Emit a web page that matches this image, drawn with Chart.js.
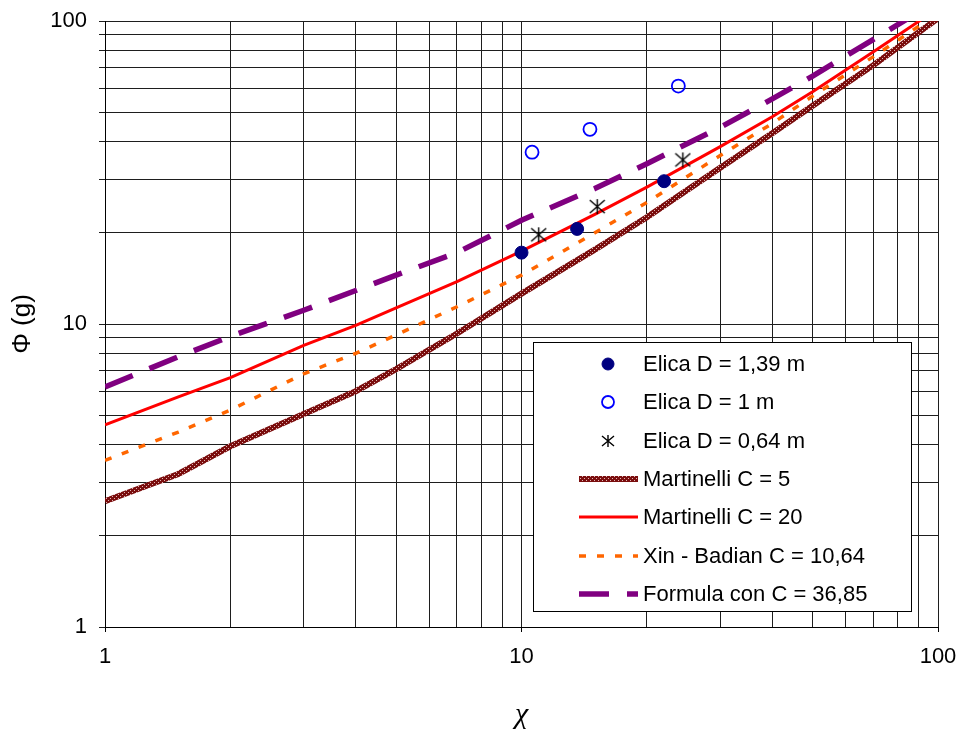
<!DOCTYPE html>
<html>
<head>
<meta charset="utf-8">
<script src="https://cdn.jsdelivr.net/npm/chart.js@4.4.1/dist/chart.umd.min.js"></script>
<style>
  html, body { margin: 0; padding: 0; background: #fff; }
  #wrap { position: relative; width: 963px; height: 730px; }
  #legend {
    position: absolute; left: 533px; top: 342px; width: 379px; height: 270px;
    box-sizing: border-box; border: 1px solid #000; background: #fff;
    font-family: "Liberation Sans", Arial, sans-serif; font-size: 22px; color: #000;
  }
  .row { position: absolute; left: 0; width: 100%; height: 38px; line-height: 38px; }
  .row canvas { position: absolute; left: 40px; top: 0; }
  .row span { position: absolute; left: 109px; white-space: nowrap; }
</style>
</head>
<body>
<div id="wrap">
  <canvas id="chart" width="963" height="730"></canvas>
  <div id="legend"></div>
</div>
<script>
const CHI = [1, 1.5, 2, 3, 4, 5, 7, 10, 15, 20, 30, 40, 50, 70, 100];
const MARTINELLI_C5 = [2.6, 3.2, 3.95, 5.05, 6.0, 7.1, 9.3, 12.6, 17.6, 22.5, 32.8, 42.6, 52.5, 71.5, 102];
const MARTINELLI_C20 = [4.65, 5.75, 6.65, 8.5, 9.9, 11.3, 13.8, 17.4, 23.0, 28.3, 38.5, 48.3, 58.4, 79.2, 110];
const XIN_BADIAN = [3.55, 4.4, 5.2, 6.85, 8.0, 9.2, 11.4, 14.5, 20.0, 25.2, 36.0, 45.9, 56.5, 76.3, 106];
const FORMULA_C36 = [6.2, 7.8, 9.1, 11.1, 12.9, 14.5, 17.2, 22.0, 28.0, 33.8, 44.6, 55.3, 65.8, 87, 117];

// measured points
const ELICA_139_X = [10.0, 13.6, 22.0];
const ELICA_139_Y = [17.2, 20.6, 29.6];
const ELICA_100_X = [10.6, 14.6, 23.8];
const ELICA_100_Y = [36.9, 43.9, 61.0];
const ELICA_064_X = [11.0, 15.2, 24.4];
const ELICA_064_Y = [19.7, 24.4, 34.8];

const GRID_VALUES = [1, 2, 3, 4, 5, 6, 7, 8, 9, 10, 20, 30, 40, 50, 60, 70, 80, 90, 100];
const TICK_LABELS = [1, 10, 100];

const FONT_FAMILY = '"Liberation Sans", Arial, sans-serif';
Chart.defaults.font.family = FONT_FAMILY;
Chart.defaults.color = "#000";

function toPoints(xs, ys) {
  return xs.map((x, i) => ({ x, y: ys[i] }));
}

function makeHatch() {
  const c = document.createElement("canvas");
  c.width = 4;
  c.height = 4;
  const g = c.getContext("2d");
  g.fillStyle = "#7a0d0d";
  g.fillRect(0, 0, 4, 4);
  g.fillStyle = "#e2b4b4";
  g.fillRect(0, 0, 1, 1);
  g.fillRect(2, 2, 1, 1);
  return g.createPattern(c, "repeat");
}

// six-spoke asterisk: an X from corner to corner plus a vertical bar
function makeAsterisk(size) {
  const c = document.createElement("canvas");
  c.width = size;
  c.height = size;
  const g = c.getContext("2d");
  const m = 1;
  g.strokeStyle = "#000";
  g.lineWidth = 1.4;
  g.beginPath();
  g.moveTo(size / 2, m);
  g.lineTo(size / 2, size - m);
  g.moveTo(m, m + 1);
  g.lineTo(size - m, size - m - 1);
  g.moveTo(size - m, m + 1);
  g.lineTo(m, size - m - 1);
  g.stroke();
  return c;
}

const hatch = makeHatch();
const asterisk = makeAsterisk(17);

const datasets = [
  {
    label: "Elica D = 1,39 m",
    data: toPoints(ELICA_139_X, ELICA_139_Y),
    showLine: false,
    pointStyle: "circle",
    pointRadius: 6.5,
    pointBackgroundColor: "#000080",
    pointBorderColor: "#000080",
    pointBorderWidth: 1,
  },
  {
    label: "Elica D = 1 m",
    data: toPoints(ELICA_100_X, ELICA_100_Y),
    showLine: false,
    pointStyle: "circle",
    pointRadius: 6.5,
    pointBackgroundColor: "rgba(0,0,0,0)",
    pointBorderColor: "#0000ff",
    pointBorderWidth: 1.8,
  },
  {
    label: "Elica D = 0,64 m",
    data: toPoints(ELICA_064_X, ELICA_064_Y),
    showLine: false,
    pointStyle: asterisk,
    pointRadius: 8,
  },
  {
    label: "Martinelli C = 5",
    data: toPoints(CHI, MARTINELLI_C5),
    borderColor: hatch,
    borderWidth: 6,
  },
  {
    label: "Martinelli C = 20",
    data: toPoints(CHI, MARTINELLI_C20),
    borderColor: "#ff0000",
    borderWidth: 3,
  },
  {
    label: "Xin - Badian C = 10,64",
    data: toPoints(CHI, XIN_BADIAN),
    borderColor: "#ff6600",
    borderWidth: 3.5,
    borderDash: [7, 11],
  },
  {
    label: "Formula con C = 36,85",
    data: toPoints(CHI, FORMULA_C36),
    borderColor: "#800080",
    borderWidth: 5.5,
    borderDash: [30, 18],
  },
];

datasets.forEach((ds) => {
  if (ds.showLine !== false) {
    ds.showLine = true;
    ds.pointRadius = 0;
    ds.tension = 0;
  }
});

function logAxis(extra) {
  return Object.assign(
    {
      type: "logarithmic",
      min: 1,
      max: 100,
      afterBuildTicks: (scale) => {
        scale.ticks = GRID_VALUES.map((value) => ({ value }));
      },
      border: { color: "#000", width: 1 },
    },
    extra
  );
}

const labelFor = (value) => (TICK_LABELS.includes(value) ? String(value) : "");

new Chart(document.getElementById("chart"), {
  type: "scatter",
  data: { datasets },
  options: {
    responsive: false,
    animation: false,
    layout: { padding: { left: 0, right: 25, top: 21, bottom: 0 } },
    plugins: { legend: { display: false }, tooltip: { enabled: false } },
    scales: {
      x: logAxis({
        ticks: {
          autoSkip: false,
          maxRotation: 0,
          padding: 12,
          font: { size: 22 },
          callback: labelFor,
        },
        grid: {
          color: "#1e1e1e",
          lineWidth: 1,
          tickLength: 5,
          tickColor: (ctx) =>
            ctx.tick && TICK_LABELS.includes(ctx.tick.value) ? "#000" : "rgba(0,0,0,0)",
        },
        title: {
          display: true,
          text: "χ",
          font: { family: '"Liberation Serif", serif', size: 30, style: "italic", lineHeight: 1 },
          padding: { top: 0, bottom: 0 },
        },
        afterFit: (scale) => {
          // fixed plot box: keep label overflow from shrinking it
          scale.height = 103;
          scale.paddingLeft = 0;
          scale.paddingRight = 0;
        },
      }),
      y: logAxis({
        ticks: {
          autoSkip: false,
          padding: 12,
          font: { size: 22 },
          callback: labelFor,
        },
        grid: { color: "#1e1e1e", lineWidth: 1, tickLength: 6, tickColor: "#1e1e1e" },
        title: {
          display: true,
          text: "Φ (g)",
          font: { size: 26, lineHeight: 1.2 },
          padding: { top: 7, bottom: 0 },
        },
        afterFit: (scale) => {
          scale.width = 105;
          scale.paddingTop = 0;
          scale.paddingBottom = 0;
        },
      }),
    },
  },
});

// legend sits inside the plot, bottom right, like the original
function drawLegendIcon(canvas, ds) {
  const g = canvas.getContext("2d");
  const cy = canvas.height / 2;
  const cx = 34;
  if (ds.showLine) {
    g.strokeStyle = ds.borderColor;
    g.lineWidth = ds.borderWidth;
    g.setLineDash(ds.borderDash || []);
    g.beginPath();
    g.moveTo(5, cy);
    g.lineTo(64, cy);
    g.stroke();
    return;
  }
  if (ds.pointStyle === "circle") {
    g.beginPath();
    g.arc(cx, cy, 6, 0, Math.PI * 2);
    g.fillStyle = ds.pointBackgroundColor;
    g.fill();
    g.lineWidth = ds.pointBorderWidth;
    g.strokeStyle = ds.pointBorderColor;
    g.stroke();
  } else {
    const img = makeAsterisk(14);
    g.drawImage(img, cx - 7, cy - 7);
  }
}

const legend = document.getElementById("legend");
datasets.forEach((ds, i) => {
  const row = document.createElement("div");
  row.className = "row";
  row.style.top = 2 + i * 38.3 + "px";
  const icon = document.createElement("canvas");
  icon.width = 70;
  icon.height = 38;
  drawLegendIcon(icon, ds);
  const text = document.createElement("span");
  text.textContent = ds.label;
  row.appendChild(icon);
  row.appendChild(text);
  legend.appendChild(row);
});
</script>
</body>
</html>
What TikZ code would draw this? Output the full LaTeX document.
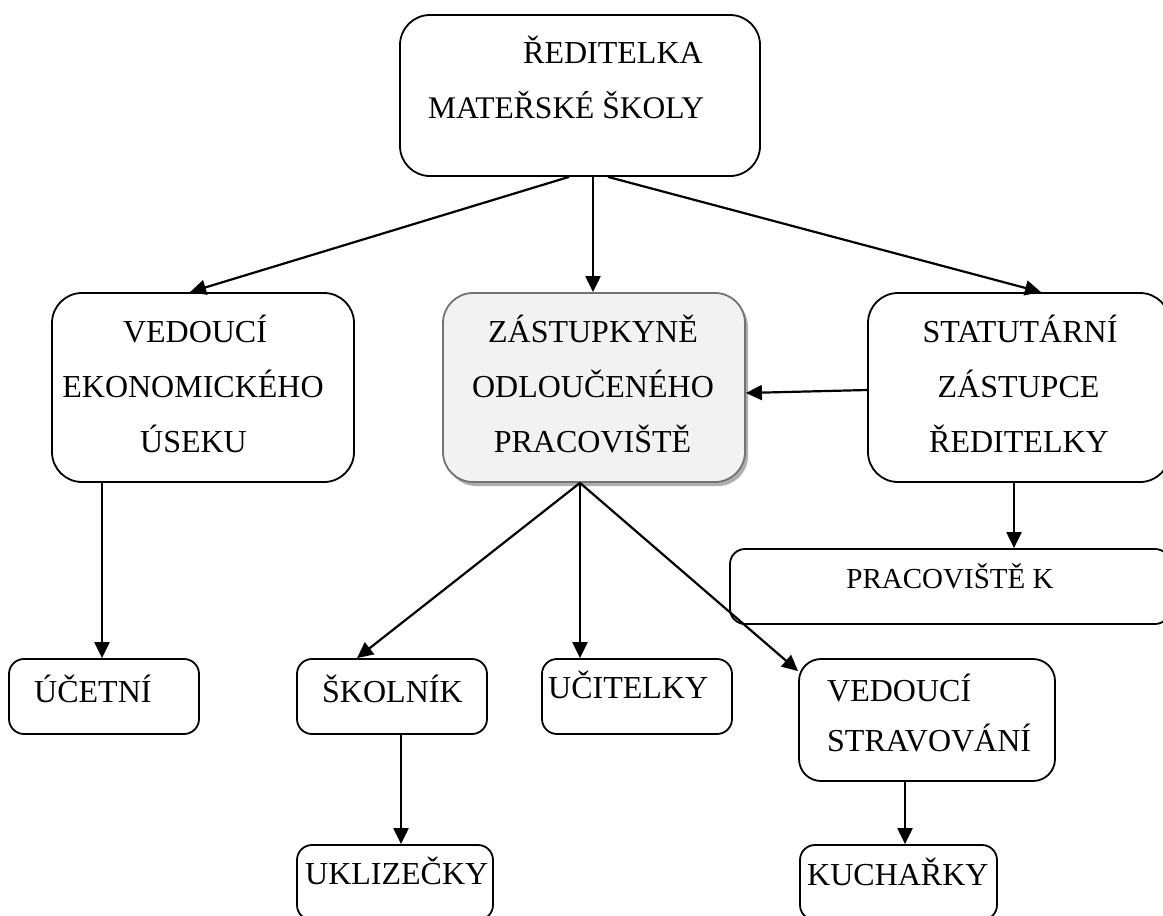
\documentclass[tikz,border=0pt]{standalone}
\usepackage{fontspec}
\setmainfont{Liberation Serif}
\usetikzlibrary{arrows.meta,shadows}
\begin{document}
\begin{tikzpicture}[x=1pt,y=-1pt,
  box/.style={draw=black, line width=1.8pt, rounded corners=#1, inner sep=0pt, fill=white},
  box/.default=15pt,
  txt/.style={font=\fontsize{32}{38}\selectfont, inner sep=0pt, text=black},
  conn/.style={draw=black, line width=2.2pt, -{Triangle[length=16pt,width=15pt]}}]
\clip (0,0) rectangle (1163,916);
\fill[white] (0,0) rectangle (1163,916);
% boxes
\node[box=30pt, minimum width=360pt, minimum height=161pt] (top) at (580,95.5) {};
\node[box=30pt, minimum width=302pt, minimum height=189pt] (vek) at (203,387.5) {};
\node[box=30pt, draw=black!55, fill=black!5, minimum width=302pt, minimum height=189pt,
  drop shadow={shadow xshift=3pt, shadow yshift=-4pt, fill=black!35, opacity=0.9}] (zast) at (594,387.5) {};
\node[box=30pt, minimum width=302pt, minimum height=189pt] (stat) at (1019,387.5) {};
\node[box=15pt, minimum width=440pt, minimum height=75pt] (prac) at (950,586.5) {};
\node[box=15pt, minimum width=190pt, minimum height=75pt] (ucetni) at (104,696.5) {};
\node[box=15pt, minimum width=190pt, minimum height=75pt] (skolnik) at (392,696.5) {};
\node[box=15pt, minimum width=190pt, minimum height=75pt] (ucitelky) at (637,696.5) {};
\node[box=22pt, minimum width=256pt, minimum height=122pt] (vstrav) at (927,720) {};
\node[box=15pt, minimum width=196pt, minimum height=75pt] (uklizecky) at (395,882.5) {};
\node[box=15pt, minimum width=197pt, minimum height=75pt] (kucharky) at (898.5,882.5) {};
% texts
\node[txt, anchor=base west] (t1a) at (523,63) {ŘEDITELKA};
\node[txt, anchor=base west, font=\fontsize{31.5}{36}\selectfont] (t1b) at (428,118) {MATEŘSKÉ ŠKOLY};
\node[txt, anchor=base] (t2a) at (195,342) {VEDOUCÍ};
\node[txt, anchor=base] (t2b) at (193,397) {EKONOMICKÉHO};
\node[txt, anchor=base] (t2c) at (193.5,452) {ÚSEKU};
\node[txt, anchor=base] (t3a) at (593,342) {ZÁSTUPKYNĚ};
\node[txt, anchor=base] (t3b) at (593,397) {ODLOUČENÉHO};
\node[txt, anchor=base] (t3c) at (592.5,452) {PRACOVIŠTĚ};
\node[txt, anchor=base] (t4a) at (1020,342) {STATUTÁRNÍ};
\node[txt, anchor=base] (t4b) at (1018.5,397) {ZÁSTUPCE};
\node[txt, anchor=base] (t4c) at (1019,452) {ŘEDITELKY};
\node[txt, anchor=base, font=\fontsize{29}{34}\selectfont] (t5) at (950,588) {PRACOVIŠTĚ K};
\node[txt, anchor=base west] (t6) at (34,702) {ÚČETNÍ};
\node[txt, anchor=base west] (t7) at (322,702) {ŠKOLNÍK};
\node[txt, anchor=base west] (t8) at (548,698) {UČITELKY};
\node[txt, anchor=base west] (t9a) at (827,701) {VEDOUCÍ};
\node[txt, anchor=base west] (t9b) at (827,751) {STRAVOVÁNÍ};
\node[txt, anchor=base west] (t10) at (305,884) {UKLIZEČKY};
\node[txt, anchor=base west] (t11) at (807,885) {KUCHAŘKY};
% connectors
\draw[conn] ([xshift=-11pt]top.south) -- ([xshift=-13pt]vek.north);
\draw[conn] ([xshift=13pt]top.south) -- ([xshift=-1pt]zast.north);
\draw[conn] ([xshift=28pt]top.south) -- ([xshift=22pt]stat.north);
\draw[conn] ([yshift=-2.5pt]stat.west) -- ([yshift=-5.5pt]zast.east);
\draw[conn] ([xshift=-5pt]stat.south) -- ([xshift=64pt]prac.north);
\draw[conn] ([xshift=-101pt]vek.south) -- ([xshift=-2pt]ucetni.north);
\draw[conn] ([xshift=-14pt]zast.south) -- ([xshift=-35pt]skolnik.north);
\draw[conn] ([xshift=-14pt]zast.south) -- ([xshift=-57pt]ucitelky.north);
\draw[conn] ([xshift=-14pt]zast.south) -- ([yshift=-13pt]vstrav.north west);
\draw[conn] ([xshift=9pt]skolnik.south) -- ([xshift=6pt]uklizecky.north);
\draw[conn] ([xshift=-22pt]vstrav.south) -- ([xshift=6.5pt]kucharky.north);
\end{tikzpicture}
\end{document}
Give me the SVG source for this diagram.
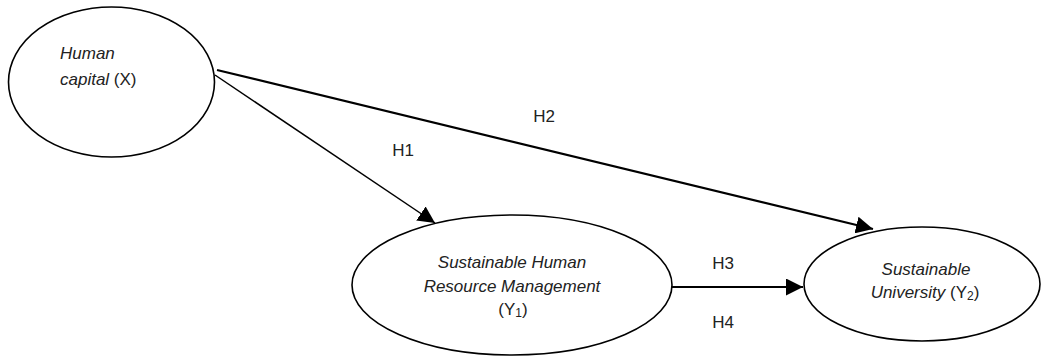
*-*-*
Go over the data above and copy every line that has the word "this" in it.

Emit a web page that matches this image, drawn with Chart.js.
What TikZ code would draw this? Output the full LaTeX document.
Give me the SVG source for this diagram.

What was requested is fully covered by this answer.